TASK GOAL :: Pull out from the material below all lines with "this".

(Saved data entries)
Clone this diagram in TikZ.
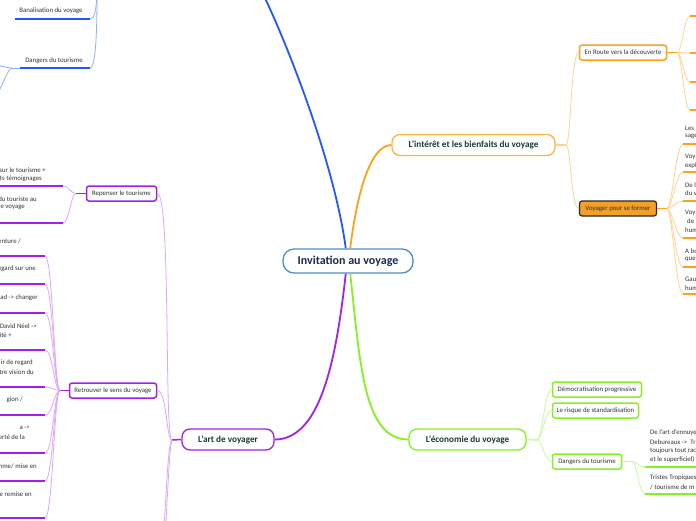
\documentclass[tikz,border=0pt]{standalone}
\usepackage{fontspec}
\setmainfont{Carlito}
\definecolor{blueM}{HTML}{2456FF}
\definecolor{blueL}{HTML}{8FAEFF}
\definecolor{orangeM}{HTML}{FFA21A}
\definecolor{orangeN}{HTML}{FFB440}
\definecolor{orangeL}{HTML}{FFD394}
\definecolor{orangeF}{HTML}{F2A027}
\definecolor{purpleM}{HTML}{A21FF0}
\definecolor{purpleL}{HTML}{DCA8FB}
\definecolor{greenM}{HTML}{84F21E}
\definecolor{greenL}{HTML}{C9FA9A}
\definecolor{ctrB}{HTML}{4A90D0}
\definecolor{navy}{HTML}{1A2B50}
\definecolor{dgreen}{HTML}{123E30}
\definecolor{txt}{HTML}{333333}
\begin{document}
\begin{tikzpicture}[x=1pt,y=-1pt,
  every node/.style={font=\fontsize{6.8}{8}\selectfont, text=txt},
  mainline/.style={line width=1.8},
  thinline/.style={line width=0.8},
  stubline/.style={line width=1.5},
  leafline/.style={line width=1.5},
  lone/.style={draw, line width=1.3, rounded corners=8, minimum height=21, inner sep=0,
    font=\bfseries\fontsize{9.2}{11}\selectfont, text=dgreen, fill=white},
  subnode/.style={draw, line width=1.5, rounded corners=2.5, minimum height=15,
    inner xsep=2, inner ysep=0, fill=white},
  frag/.style={inner sep=0}]
\useasboundingbox (0,0) rectangle (696,520);
\clip (0,0) rectangle (696,520);

% ---------- nodes ----------
\node[draw=ctrB, line width=1.3, rounded corners=11, minimum width=130, minimum height=24,
  font=\bfseries\fontsize{12}{14}\selectfont, text=navy, fill=white] (root) at (348,261) {Invitation au voyage};

\node[lone, draw=orangeN, minimum width=163] (interet) at (473.5,145) {L'intérêt et les bienfaits du voyage};
\node[subnode, draw=orangeM, minimum width=87] (enroute) at (623,52.5) {En Route vers la découverte};
\node[subnode, draw=black!85, fill=orangeF, line width=1.2, minimum width=77] (former) at (618,208.5) {Voyager pour se former};

\node[lone, draw=purpleM, minimum width=92] (art) at (228,439.5) {L'art de voyager};
\node[subnode, draw=purpleM, minimum width=70] (repenser) at (121.5,193.5) {Repenser le tourisme};
\node[subnode, draw=purpleM, minimum width=87] (retrouver) at (113,390.5) {Retrouver le sens du voyage};

\node[lone, draw=greenM, minimum width=117] (eco) at (467.5,439.5) {L'économie du voyage};
\node[subnode, draw=greenM, minimum width=89] (demo) at (597,389.5) {Démocratisation progressive};
\node[subnode, draw=greenM, minimum width=86] (risque) at (595.5,410.5) {Le risque de standardisation};
\node[subnode, draw=greenM, minimum width=69] (dangG) at (587,461.5) {Dangers du tourisme};

\node[frag] (banaT) at (51,11) {Banalisation du voyage};
\node[frag] (dangBT) at (54,61) {Dangers du tourisme};

% ---------- coordinates ----------
\coordinate (blueTop) at (262,-8);
\coordinate (jBlue) at (97,-40);
\coordinate (banaL) at (15,19);
\coordinate (banaR) at (90,19);
\coordinate (dangBL) at (20,68);
\coordinate (dangBR) at (90,68);
\coordinate (jDB) at (12,68);
\coordinate (dbc1) at (-8,65);
\coordinate (dbc2) at (-8,100);

\coordinate (jI) at (566,145);
\coordinate (jN) at (677,52.5);
\coordinate (jF) at (667,208.5);
\coordinate (jA) at (172,440);
\coordinate (artDown1) at (157,575);
\coordinate (artDown2) at (155,640);
\coordinate (jR) at (76,193.5);
\coordinate (jT) at (60,390.5);
\coordinate (jE) at (537,440);
\coordinate (jD) at (632,461.5);

% ---------- main branches ----------
\draw[mainline, blueM] (root.100) .. controls +(-12,-90) and +(20,40) .. (blueTop);
\draw[mainline, orangeM] (root.80) .. controls +(6,-50) and +(-22,0) .. (interet.west);
\draw[mainline, purpleM] (root.260) .. controls +(-10,90) and +(45,0) .. (art.east);
\draw[mainline, greenM] (root.280) .. controls +(10,90) and +(-45,0) .. (eco.west);

% ---------- blue (top left) ----------
\draw[thinline, blueL] (jBlue) .. controls +(0,30) and +(8,0) .. (banaR);
\draw[thinline, blueL] (jBlue) .. controls +(0,40) and +(8,0) .. (dangBR);
\draw[leafline, blueM] (banaL) -- (banaR);
\draw[leafline, blueM] (dangBL) -- (dangBR);
\draw[thinline, blueL] (dangBL) -- (jDB);
\draw[thinline, blueL] (jDB) .. controls +(-4,0) and +(6,0) .. (dbc1);
\draw[thinline, blueL] (jDB) .. controls +(-5,0) and +(6,0) .. (dbc2);

% ---------- orange ----------
\draw[stubline, orangeL] (interet.east) -- (jI);
\draw[thinline, orangeL] (jI) .. controls +(5,0) and +(-8,0) .. (enroute.west);
\draw[thinline, orangeL] (jI) .. controls +(5,0) and +(-8,0) .. (former.west);

\draw[stubline, orangeM] (enroute.east) -- (jN);
\foreach \y [count=\i] in {16,53,82,110}{
  \coordinate (en\i) at (690,\y);
  \coordinate (enR\i) at (700,\y);
  \draw[thinline, orangeL] (jN) .. controls +(5,0) and +(-6,0) .. (en\i);
  \draw[leafline, orangeM] (en\i) -- (enR\i);
}
\draw[stubline, orangeM] (former.east) -- (jF);
\foreach \y [count=\i] in {144,172,201,238,267,294}{
  \coordinate (fo\i) at (683,\y);
  \coordinate (foR\i) at (700,\y);
  \draw[thinline, orangeL] (jF) .. controls +(5,0) and +(-7,0) .. (fo\i);
  \draw[leafline, orangeM] (fo\i) -- (foR\i);
}
\node[frag, anchor=west] (f1a) at (685,128) {Les};
\node[frag, anchor=west] (f1b) at (685,136.5) {sage};
\node[frag, anchor=west] (f2a) at (685,157) {Voy};
\node[frag, anchor=west] (f2b) at (685,165.5) {expl};
\node[frag, anchor=west] (f3a) at (685,185) {De l};
\node[frag, anchor=west] (f3b) at (685,193.5) {du v};
\node[frag, anchor=west] (f4a) at (685,213) {Voy};
\node[frag, anchor=west] (f4b) at (687,221.5) {de '};
\node[frag, anchor=west] (f4c) at (685,230) {hum};
\node[frag, anchor=west] (f5a) at (685,251) {A bo};
\node[frag, anchor=west] (f5b) at (685,259.5) {que};
\node[frag, anchor=west] (f6a) at (685,279.5) {Gau};
\node[frag, anchor=west] (f6b) at (685,288) {hum};

% ---------- purple ----------
\draw[stubline, purpleM] (art.west) -- (jA);
\draw[thinline, purpleL] (jA) .. controls +(-8,0) and +(14,0) .. (repenser.east);
\draw[thinline, purpleL] (jA) .. controls +(-6,0) and +(10,0) .. (retrouver.east);
\draw[thinline, purpleL] (jA) .. controls +(-6,0) and +(8,0) .. (artDown1);
\draw[thinline, purpleL] (jA) .. controls +(-4,0) and +(8,0) .. (artDown2);

\draw[stubline, purpleM] (repenser.west) -- (jR);
\coordinate (rp1) at (63,186); \coordinate (rp1L) at (-5,186);
\coordinate (rp2) at (63,223); \coordinate (rp2L) at (-5,223);
\draw[thinline, purpleL] (jR) .. controls +(-5,0) and +(6,0) .. (rp1);
\draw[thinline, purpleL] (jR) .. controls +(-5,0) and +(6,0) .. (rp2);
\draw[leafline, purpleM] (rp1) -- (rp1L);
\draw[leafline, purpleM] (rp2) -- (rp2L);

\draw[stubline, purpleM] (retrouver.west) -- (jT);
\foreach \y [count=\i] in {256,284,313,350,387,415,453,481,518}{
  \coordinate (rt\i) at (45,\y);
  \coordinate (rtL\i) at (-5,\y);
  \draw[thinline, purpleL] (jT) .. controls +(-6,0) and +(8,0) .. (rt\i);
  \draw[leafline, purpleM] (rt\i) -- (rtL\i);
}

\node[frag, anchor=east] (p1) at (46,170) {sur le tourisme +};
\node[frag, anchor=east] (p2) at (42,179) {ts témoignages};
\node[frag, anchor=east] (p3) at (37,199) {du touriste au};
\node[frag, anchor=east] (p4) at (25,207.5) {e voyage};
\node[frag, anchor=east] (p5) at (21,241) {enture /};
\node[frag, anchor=east] (p6) at (36,269) {egard sur une};
\node[frag, anchor=east] (p7) at (38,298) {ad -> changer};
\node[frag, anchor=east] (p8) at (37,326) {David Néel ->};
\node[frag, anchor=east] (p9) at (12,335) {ité +};
\node[frag, anchor=east] (p10) at (33,363) {ir de regard};
\node[frag, anchor=east] (p11) at (34,372) {tre vision du};
\node[frag, anchor=east] (p12) at (23,400) {gion /};
\node[frag, anchor=east] (p13) at (30,428) {a ->};
\node[frag, anchor=east] (p14) at (25,437) {erté de la};
\node[frag, anchor=east] (p15) at (37,466) {mme/ mise en};
\node[frag, anchor=east] (p16) at (32,494) {e remise en};

% ---------- green ----------
\draw[stubline, greenL] (eco.east) -- (jE);
\draw[thinline, greenL] (jE) .. controls +(5,0) and +(-7,0) .. (demo.west);
\draw[thinline, greenL] (jE) .. controls +(5,0) and +(-7,0) .. (risque.west);
\draw[thinline, greenL] (jE) .. controls +(5,0) and +(-7,0) .. (dangG.west);

\draw[stubline, greenL] (dangG.east) -- (jD);
\coordinate (gd1) at (645,467); \coordinate (gd1R) at (700,467);
\coordinate (gd2) at (645,494); \coordinate (gd2R) at (700,494);
\draw[thinline, greenL] (jD) .. controls +(5,0) and +(-6,0) .. (gd1);
\draw[thinline, greenL] (jD) .. controls +(5,0) and +(-6,0) .. (gd2);
\draw[leafline, greenM] (gd1) -- (gd1R);
\draw[leafline, greenM] (gd2) -- (gd2R);

\node[frag, anchor=west] (g1) at (650,433) {De l'art d'ennuyer};
\node[frag, anchor=west] (g2) at (650,442) {Debureaux ->\ \ Tr};
\node[frag, anchor=west] (g3) at (650,451) {toujours tout rac};
\node[frag, anchor=west] (g4) at (650,459.5) {et le superficiel)};
\node[frag, anchor=west] (g5) at (650,478) {Tristes Tropiques};
\node[frag, anchor=west] (g6) at (650,487) {/ tourisme de m};
\end{tikzpicture}
\end{document}
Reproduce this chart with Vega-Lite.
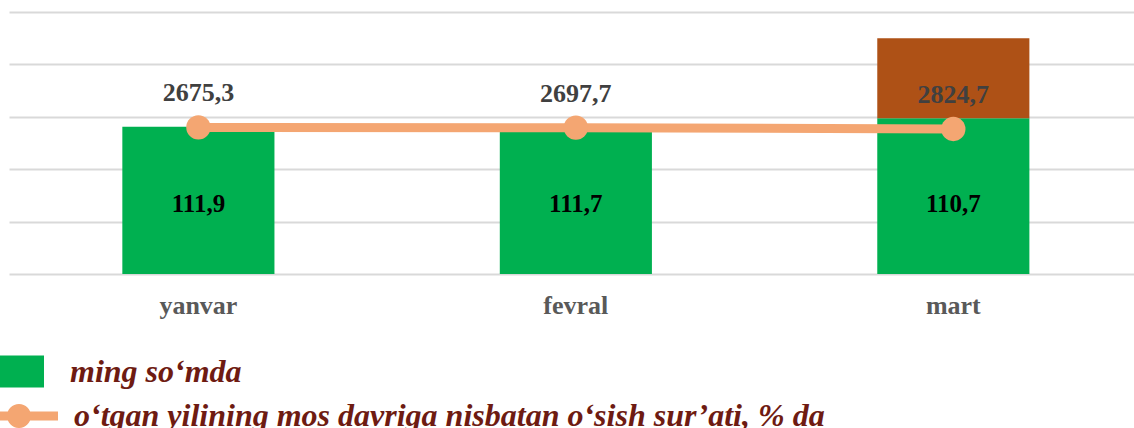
{
  "$schema": "https://vega.github.io/schema/vega-lite/v6.json",
  "autosize": {"type": "none"},
  "width": 1125,
  "height": 262,
  "padding": {"left": 9, "top": 12, "right": 0, "bottom": 154},
  "background": "white",
  "config": {
    "view": {"stroke": null},
    "locale": {"number": {"decimal": ",", "thousands": " ", "grouping": [3], "currency": ["", ""]}}
  },
  "data": {
    "values": [
      {"month": "yanvar", "bar_height": 281, "bar_top": null, "sum": 2675.3, "pct": 111.9},
      {"month": "fevral", "bar_height": 283, "bar_top": null, "sum": 2697.7, "pct": 111.7},
      {"month": "mart", "bar_height": 297, "bar_top": 450, "sum": 2824.7, "pct": 110.7}
    ]
  },
  "encoding": {
    "x": {
      "field": "month", "type": "nominal", "sort": null,
      "scale": {"paddingInner": 0.597, "paddingOuter": 0.2887, "align": 0.52},
      "axis": {
        "title": null, "labelAngle": 0, "ticks": false, "domain": false,
        "labelFont": "Liberation Serif", "labelFontSize": 26, "labelFontWeight": "bold",
        "labelColor": "#595959", "labelBaseline": "alphabetic", "labelPadding": 39
      }
    }
  },
  "layer": [
    {
      "layer": [
        {
          "mark": {"type": "bar"},
          "encoding": {
            "y": {
              "field": "bar_height", "type": "quantitative",
              "scale": {"domain": [0, 500]},
              "axis": {
                "title": null, "labels": false, "ticks": false, "domain": false,
                "grid": true, "gridColor": "#D9D9D9", "gridWidth": 2,
                "values": [0, 100, 200, 300, 400, 500]
              }
            },
            "fill": {
              "datum": "ming so‘mda", "type": "nominal",
              "scale": {"range": ["#00B050"]},
              "legend": {
                "title": null, "orient": "none", "legendX": -9, "legendY": 337.5,
                "padding": 0,
                "symbolType": "M-1,-0.727 H1 V0.727 H-1 Z",
                "symbolSize": 1936, "symbolStrokeWidth": 0,
                "labelOffset": 26,
                "labelFont": "Liberation Serif", "labelFontSize": 32,
                "labelFontStyle": "italic", "labelFontWeight": "bold",
                "labelColor": "#6E1B12", "labelLimit": 0
              }
            }
          }
        },
        {
          "transform": [{"filter": "datum.bar_top != null"}],
          "mark": {"type": "bar", "color": "#AE5116"},
          "encoding": {
            "y": {"field": "bar_top", "type": "quantitative"},
            "y2": {"field": "bar_height"}
          }
        },
        {
          "mark": {
            "type": "text", "font": "Liberation Serif", "fontSize": 25,
            "fontWeight": "bold", "color": "#000000", "baseline": "alphabetic"
          },
          "encoding": {
            "y": {"datum": 118, "type": "quantitative"},
            "text": {"field": "pct", "type": "quantitative", "format": ".1f"}
          }
        }
      ]
    },
    {
      "encoding": {
        "y": {"field": "pct", "type": "quantitative", "scale": {"domain": [0, 200]}, "axis": null}
      },
      "layer": [
        {
          "mark": {"type": "line", "strokeWidth": 9},
          "encoding": {
            "stroke": {
              "datum": "o‘tgan yilining mos davriga nisbatan o‘sish sur’ati, % da", "type": "nominal",
              "scale": {"range": ["#F4A672"]},
              "legend": {
                "title": null, "orient": "none", "legendX": -9, "legendY": 375,
                "padding": 0,
                "symbolType": "M-1,-0.155 H1 V0.155 H-1 Z M-0.759,0 A0.414,0.414 0 1,1 0.069,0 A0.414,0.414 0 1,1 -0.759,0 Z",
                "symbolSize": 3364, "symbolStrokeWidth": 0,
                "symbolFillColor": "#F4A672",
                "labelOffset": 16,
                "labelFont": "Liberation Serif", "labelFontSize": 32,
                "labelFontStyle": "italic", "labelFontWeight": "bold",
                "labelColor": "#6E1B12", "labelLimit": 0,
                "encode": {"symbols": {"update": {"fill": {"value": "#F4A672"}, "strokeWidth": {"value": 0}}}}
              }
            }
          }
        },
        {
          "mark": {"type": "circle", "color": "#F4A672", "size": 590, "opacity": 1}
        },
        {
          "mark": {
            "type": "text", "font": "Liberation Serif", "fontSize": 26,
            "fontWeight": "bold", "color": "#404040", "baseline": "alphabetic", "dy": -26
          },
          "encoding": {
            "text": {"field": "sum", "type": "quantitative", "format": ".1f"}
          }
        }
      ]
    }
  ],
  "resolve": {"scale": {"y": "independent"}}
}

COMPLETE OUTPUT ::
Clone this diagram in TikZ.
Reproduce this chart with Vega-Lite.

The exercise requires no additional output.